Terecht is er woede over ‘stiekeme’ verhoging van belasting op eigen huis

03 januari 2014Leestijd: 2 minuten

Het kabinet-Rutte II verhoogt in 2014, een beetje sneaky, de belasting op het bezit van een huis met in totaal honderden miljoenen euro’s. Zo’n forse verhoging had het kabinet niet moeten verstoppen in een bijlage.

Door rekentechnische afrondingsverschillen gaat het eigenwoningforfait in 2014 omhoog van 0,6 procent naar 0,7 procent van de waarde van het eigen huis. Dat betekent dat huizenbezitters dit jaar 0,7 procent van de waarde van hun huis moeten optellen bij hun belastbaar inkomen.

De verhoging kost de gemiddelde huiseigenaar circa 100 euro. Bezitters van dure huizen gaan er enkele honderden euro’s per jaar op achteruit.

Profiterende overheid

Ambtenaren van het ministerie van Financiën noemen het staand beleid. Dat moet ook wel, want belastingverhogingen moeten volgens de Grondwet zijn goedgekeurd door de Eerste en Tweede Kamer.

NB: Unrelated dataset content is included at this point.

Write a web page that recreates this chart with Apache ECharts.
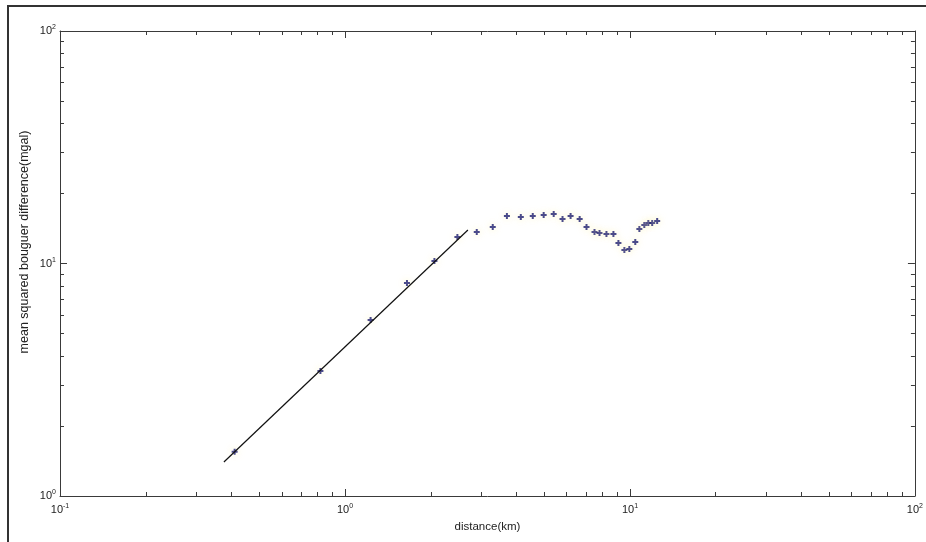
<!DOCTYPE html>
<html>
<head>
<meta charset="utf-8">
<script src="https://cdn.jsdelivr.net/npm/echarts@6.0.0/dist/echarts.min.js"></script>
<style>
  html, body { margin: 0; padding: 0; background: #fff; }
  #chart { width: 926px; height: 542px; }
</style>
</head>
<body>
<div id="chart"></div>
<script>
// lag distance (km) and mean squared bouguer difference (mgal)
const distance = [0.41, 0.82, 1.23, 1.65, 2.06, 2.48, 2.9, 3.3, 3.7, 4.14,
  4.56, 4.98, 5.4, 5.8, 6.19, 6.66, 7.04, 7.51, 7.82, 8.27,
  8.75, 9.11, 9.56, 9.95, 10.44, 10.79, 11.23, 11.6, 11.97, 12.46];
const msbd = [1.55, 3.45, 5.71, 8.25, 10.25, 13.0, 13.66, 14.35, 16.0, 15.85,
  16.0, 16.17, 16.33, 15.54, 16.0, 15.54, 14.35, 13.66, 13.53, 13.39,
  13.39, 12.25, 11.43, 11.54, 12.37, 14.07, 14.64, 14.94, 14.94, 15.23];
// fitted power-law line end points
const fitX = [0.376, 2.7];
const fitY = [1.40, 13.94];

const chart = echarts.init(document.getElementById('chart'));
const axisColor = '#3a3a3a';
const font = '"Liberation Sans", Arial, sans-serif';

const supLabel = (v) => '{b|10}{s|' + Math.round(Math.log10(v)) + '}';
const labelRich = {
  b: { fontSize: 11, fontFamily: font, color: '#222' },
  s: { fontSize: 7, fontFamily: font, color: '#222', verticalAlign: 'top', padding: [0, 0, 7, 0] }
};

// one axis per side so the plot is boxed with ticks on all four sides
const makeAxis = (min, max, position, showLabel, margin) => ({
  type: 'log', logBase: 10, min: min, max: max, position: position,
  axisLine: { onZero: false, lineStyle: { color: axisColor, width: 1 } },
  axisTick: { inside: true, length: 7, lineStyle: { color: axisColor } },
  minorTick: { show: true, splitNumber: 9, length: 4, lineStyle: { color: axisColor } },
  axisLabel: showLabel ? { formatter: supLabel, rich: labelRich, margin: margin } : { show: false },
  splitLine: { show: false }
});

const xBottom = makeAxis(0.1, 100, 'bottom', true, 7);
xBottom.name = 'distance(km)';
xBottom.nameLocation = 'middle';
xBottom.nameGap = 23;
xBottom.nameTextStyle = { fontSize: 11.5, fontFamily: font, color: '#222' };

chart.setOption({
  animation: false,
  grid: { left: 60, top: 31, right: 7, bottom: 46 },
  xAxis: [xBottom, makeAxis(0.1, 100, 'top', false)],
  yAxis: [makeAxis(1, 100, 'left', true, 4), makeAxis(1, 100, 'right', false)],
  graphic: [
    { type: 'rect', shape: { x: 8, y: 6, width: 1000, height: 1000 }, style: { fill: 'none', stroke: '#333', lineWidth: 2 }, silent: true },
    { type: 'text', x: 25, y: 242, rotation: Math.PI / 2,
      style: { text: 'mean squared bouguer difference(mgal)', fontSize: 12.5, fontFamily: font, fill: '#222', align: 'center', verticalAlign: 'middle' } }
  ],
  series: [
    {
      type: 'line', xAxisIndex: 0, yAxisIndex: 0,
      data: fitX.map((x, i) => [x, fitY[i]]),
      showSymbol: false, lineStyle: { color: '#111', width: 1.2 }
    },
    {
      type: 'scatter', xAxisIndex: 0, yAxisIndex: 0,
      data: distance.map((x, i) => [x, msbd[i]]),
      symbol: 'path://M2,0H4V2H6V4H4V6H2V4H0V2H2Z', symbolSize: 6,
      itemStyle: { color: '#1e1e70', shadowColor: 'rgba(250,240,150,0.8)', shadowBlur: 7 }
    }
  ]
});
</script>
</body>
</html>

De verhoging van het forfait komt voort uit een bestaand rekenmodel, op basis van woning- en huurprijzen, dat elk jaar wordt gehanteerd. Soms pakt dat voordelig en soms nadelig uit voor de belastingbetaler.

Dit suggereert dat het om soort inflatiecorrectie is, maar de verhoging van het officiële percentage bedraagt 10,6 procent. Na afronding gaat het forfait zelfs bijna 17 procent omhoog. De overheid profiteert graag van hogere huizenprijzen, maar als de huizenprijzen dalen, wil de overheid kennelijk ruimschoots worden gecompenseerd.

Niet geïnformeerd

Zo’n forse verhoging van het forfait had het kabinet niet moeten verstoppen in een bijlage bij het Belastingplan 2014. De Tweede Kamer is er ook tijdens het debat over het Woonakkoord niet over geïnformeerd, terwijl dit feit de politieke onderhandelingen en besluitvorming had kunnen beïnvloeden.

Als het kabinet nu gaat beweren dat het niet op de hoogte was, dan mogen we toch aannemen dat er in de Voorjaarsnota een meevaller van 338 miljoen euro opduikt. Die zal dan wel moeten worden afgetrokken van de staatsschuld.

Dan leidt het indirect tenminste nog tot een belastingverlaging voor (toekomstige) belastingbetalers. De staatsschuld is immers de contante waarde van alle belastingaanslagen die Nederlanders de komende eeuwen nog voor de kiezen krijgen.